10.16.2007

Beer Styles

There is a thing called Free-Form brewing, where expert brewers reject beer styles in favor of going for a certain flavor, aroma, appearance, etc. that they want, which may or may not be defined by a "narrow" style guideline.

I am as much for innovation as anyone out there, but I think that this rejection of beer styles is not appropriate. In order for a person to be able to reject beer styles, they must first get to know beer styles. EE Cummings didn't start writing without capital letters or punctuation until after he got to know the proper rules quite thoroughly. If you don't know the beer styles, you can't rebel against them. If you don't know them and you don't follow them, you are sort of operating in chaos. If you don't know beer styles, how do you know that a beer you are making isn't part of an existing beer style.

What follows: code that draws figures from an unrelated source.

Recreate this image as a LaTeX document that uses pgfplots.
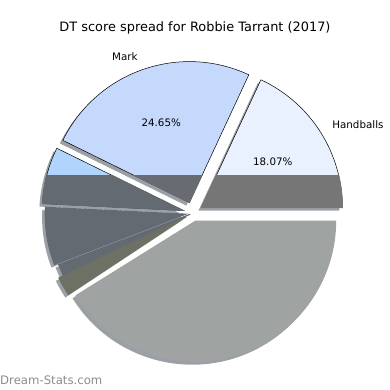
\documentclass[border=0pt]{standalone}
\usepackage{pgfplots}
\pgfplotsset{compat=1.18}
\usepackage{pgfplotstable}
\usepackage{fontspec}
\setmainfont{DejaVu Sans}

% wedge colours (original) and the darkened ones under the grey band
\definecolor{c0}{HTML}{EAF1FE}\definecolor{d0}{HTML}{767676}
\definecolor{c1}{HTML}{C5D9FC}\definecolor{d1}{HTML}{686C72}
\definecolor{c2}{HTML}{B0D4FC}\definecolor{d2}{HTML}{646A72}
\definecolor{c3}{HTML}{8F99A8}\definecolor{d3}{HTML}{646A72}
\definecolor{c4}{HTML}{8F99A8}\definecolor{d4}{HTML}{646A72}
\definecolor{c5}{HTML}{6C7163}\definecolor{d5}{HTML}{6C7163}
\definecolor{c6}{HTML}{9FA4A2}\definecolor{d6}{HTML}{9FA4A2}
\definecolor{shadowc}{HTML}{9B9FA6}
\definecolor{wm}{HTML}{8C8C8C}

% pct: share of the pie; expl: explode offset; ext: degrees a slice reaches under the next one
\pgfplotstableread{
label      pct    expl  ext
Handballs  18.07  10    0
Mark       24.65  11    0
Other1     6.50   10    0
Other2     6.60   7     0
Other3     1.30   3     0
Other4     1.75   8     1.5
Kicks      41.13  8     0
}\piedata

\def\cx{193}\def\cy{177}\def\R{141}

\newcommand\getslice[1]{%
  \pgfplotstablegetelem{#1}{pct}\of\piedata \let\pct\pgfplotsretval
  \pgfplotstablegetelem{#1}{expl}\of\piedata \let\ex\pgfplotsretval
  \pgfplotstablegetelem{#1}{ext}\of\piedata \let\ext\pgfplotsretval
  \pgfmathsetmacro\sa{\cumul*3.6}%
  \pgfmathsetmacro\se{(\cumul+\pct)*3.6}%
  \pgfmathsetmacro\md{(\sa+\se)/2}%
  \pgfmathsetmacro\se{\se+\ext}%
  \pgfmathsetmacro\ox{\cx+\ex*cos(\md)}%
  \pgfmathsetmacro\oy{\cy+\ex*sin(\md)}%
}
\newcommand\advcumul{\pgfmathsetmacro\tmp{\cumul+\pct}\xdef\cumul{\tmp}}
\def\wedge#1#2{(axis cs:#1,#2) -- ++(\sa:\R pt) arc[start angle=\sa,end angle=\se,radius=\R pt] -- cycle}

\begin{document}
\begin{tikzpicture}
\begin{axis}[x=1pt,y=1pt,xmin=0,xmax=390,ymin=0,ymax=390,hide axis,clip=false]
\pgfplotsextra{
  \path (axis cs:0,0) rectangle (axis cs:390,390);
  \pgfplotstablegetrowsof{\piedata}\pgfmathtruncatemacro\N{\pgfplotsretval-1}
  % shadows
  \gdef\cumul{0}
  \foreach \i in {0,...,\N}{
    \getslice{\i}
    \pgfmathsetmacro\sx{\ox-3}\pgfmathsetmacro\sy{\oy-3}
    \fill[shadowc] \wedge{\sx}{\sy};
    \advcumul
  }
  % wedges
  \gdef\cumul{0}
  \foreach \i in {0,...,5}{
    \getslice{\i}
    \ifnum\i<3
      \filldraw[fill=c\i,draw=black,line width=0.5pt] \wedge{\ox}{\oy};
    \else
      \fill[c\i] \wedge{\ox}{\oy};
    \fi
    \begin{scope}
      \clip (axis cs:0,0) rectangle (axis cs:390,214);
      \filldraw[fill=d\i,draw=d\i,line width=0.9pt] \wedge{\ox}{\oy};
    \end{scope}
    \ifnum\i<2
      \pgfmathsetmacro\px{\ox+0.6*\R*cos(\md)}\pgfmathsetmacro\py{\oy+0.6*\R*sin(\md)}
      \node[font=\fontsize{10.3}{12}\selectfont] at (axis cs:\px,\py) {\pgfmathprintnumber[fixed,precision=2,fixed zerofill,assume math mode=true]{\pct}\%};
      \pgfmathsetmacro\lx{\ox+1.1*\R*cos(\md)}\pgfmathsetmacro\ly{\oy+1.1*\R*sin(\md)}
      \pgfplotstablegetelem{\i}{label}\of\piedata
      \pgfmathparse{cos(\md)<0?1:0}
      \ifnum\pgfmathresult=1
        \node[anchor=east,inner sep=0pt,font=\fontsize{10.3}{12}\selectfont] at (axis cs:\lx,\ly) {\pgfplotsretval};
      \else
        \node[anchor=west,inner sep=0pt,font=\fontsize{10.3}{12}\selectfont] at (axis cs:\lx,\ly) {\pgfplotsretval};
      \fi
    \fi
    \advcumul
  }
  % big bottom wedge on top
  \getslice{6}
  \fill[c6] \wedge{\ox}{\oy};
  % title and watermark
  \node[font=\fontsize{12.9}{15}\selectfont] at (axis cs:195,362) {DT score spread for Robbie Tarrant (2017)};
  \node[anchor=west,inner sep=0pt,text=wm,font=\fontsize{11.7}{14}\selectfont] at (axis cs:0,10) {Dream-Stats.com};
}
\end{axis}
\end{tikzpicture}
\end{document}
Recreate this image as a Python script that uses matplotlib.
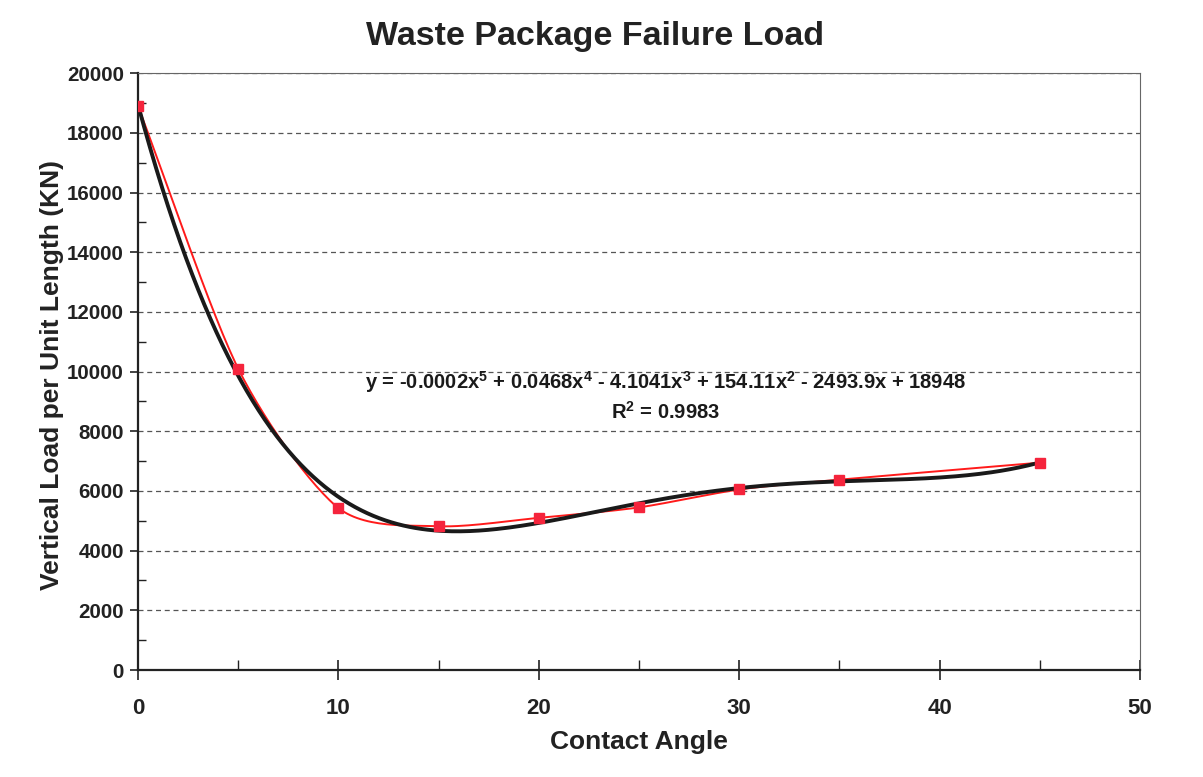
import numpy as np
import matplotlib.pyplot as plt
from matplotlib.ticker import MultipleLocator

# contact angle (deg) vs failure load (kN per unit length)
angle = [0, 5, 10, 15, 20, 25, 30, 35, 45]
load = [18900, 10100, 5430, 4820, 5100, 5450, 6050, 6380, 6950]

eq_text = ("y = -0.0002x$^5$ + 0.0468x$^4$ - 4.1041x$^3$ + 154.11x$^2$ - 2493.9x + 18948\n"
           "R$^2$ = 0.9983")

plt.rcParams["font.family"] = ["Liberation Sans", "DejaVu Sans"]
plt.rcParams["mathtext.default"] = "regular"
plt.rcParams["text.color"] = "#222222"
plt.rcParams["axes.labelcolor"] = "#222222"
plt.rcParams["xtick.labelcolor"] = "#222222"
plt.rcParams["ytick.labelcolor"] = "#222222"


def smooth_line(x, y, n=30):
    # Catmull-Rom style smoothing between the points (like a spreadsheet "smoothed line")
    x = np.asarray(x, float)
    y = np.asarray(y, float)
    xs, ys = [], []
    for i in range(len(x) - 1):
        p0 = i - 1 if i > 0 else i
        p3 = i + 2 if i + 2 < len(x) else i + 1
        k0 = 1 if i > 0 else 2
        k1 = 1 if i + 2 < len(x) else 2
        mx0 = (x[i + 1] - x[p0]) / 2 * k0 * 0.8
        my0 = (y[i + 1] - y[p0]) / 2 * k0 * 0.8
        mx1 = (x[p3] - x[i]) / 2 * k1 * 0.8
        my1 = (y[p3] - y[i]) / 2 * k1 * 0.8
        t = np.linspace(0, 1, n)
        h00 = 2 * t**3 - 3 * t**2 + 1
        h10 = t**3 - 2 * t**2 + t
        h01 = -2 * t**3 + 3 * t**2
        h11 = t**3 - t**2
        xs.append(h00 * x[i] + h10 * mx0 + h01 * x[i + 1] + h11 * mx1)
        ys.append(h00 * y[i] + h10 * my0 + h01 * y[i + 1] + h11 * my1)
    return np.concatenate(xs), np.concatenate(ys)


fig = plt.figure(figsize=(12.03, 7.77), dpi=100)
ax = fig.add_axes([0.1147, 0.1377, 0.833, 0.768])

# measured points with smoothed connecting line
sx, sy = smooth_line(angle, load)
ax.plot(sx, sy, color="#ff1a1a", linewidth=1.4, zorder=3)
ax.plot(angle, load, linestyle="none", marker="s", markersize=7,
        color="#f5243c", zorder=4)

# 5th order polynomial trendline
coef = np.polyfit(angle, load, 5)
xt = np.linspace(min(angle), max(angle), 300)
ax.plot(xt, np.polyval(coef, xt), color="#1a1a1a", linewidth=2.8, zorder=3.5)

ax.text(26.3, 9180, eq_text, ha="center", va="center", fontsize=14.5,
        fontweight="bold", color="#1a1a1a", linespacing=1.35)

ax.set_xlim(0, 50)
ax.set_ylim(0, 20000)
ax.xaxis.set_major_locator(MultipleLocator(10))
ax.xaxis.set_minor_locator(MultipleLocator(5))
ax.yaxis.set_major_locator(MultipleLocator(2000))
ax.yaxis.set_minor_locator(MultipleLocator(1000))

ax.grid(axis="y", which="major", linestyle=(0, (4, 3)), color="#555555", linewidth=0.9)
ax.set_axisbelow(True)

ax.tick_params(axis="x", which="major", direction="inout", length=14, width=1.2,
               pad=13, labelsize=16, color="#222222")
ax.tick_params(axis="x", which="minor", direction="in", length=7, width=1.0, color="#222222")
ax.tick_params(axis="y", which="major", direction="out", length=6, width=1.2,
               pad=4, labelsize=14.8, color="#222222")
ax.tick_params(axis="y", which="minor", direction="in", length=6, width=1.0, color="#222222")
for lab in ax.get_xticklabels() + ax.get_yticklabels():
    lab.set_fontweight("bold")

ax.spines["left"].set_linewidth(1.6)
ax.spines["bottom"].set_linewidth(1.6)
ax.spines["left"].set_color("#222222")
ax.spines["bottom"].set_color("#222222")
ax.spines["top"].set_color("#666666")
ax.spines["right"].set_color("#666666")

ax.set_xlabel("Contact Angle", fontsize=19, fontweight="bold", labelpad=8)
ax.set_ylabel("Vertical Load per Unit Length (KN)", fontsize=19, fontweight="bold")
ax.yaxis.set_label_coords(-0.074, 0.495)
ax.set_title("Waste Package Failure Load", fontsize=24.5, fontweight="bold", pad=20,
             x=0.456)

fig.savefig("out.png", dpi=100)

I will keep working with beer styles, and where I feel like it, I may improvise a bit. I combined Trippel and IPA. But it was all based on beer styles. There's nothing wrong with knowing about beer styles, there's nothing wrong with using and following them, and there's nothing wrong with rejecting them.

All this gray area around beer styles highlights the need for well informed beer serving staff and thorough beer menus. If everyone starts working outside style guidelines, and even with the wide variation within a style, consumers really need to have accurate and complete descriptions of beers available for purchase at any retail establishment (bar, restaurant, or liquor store).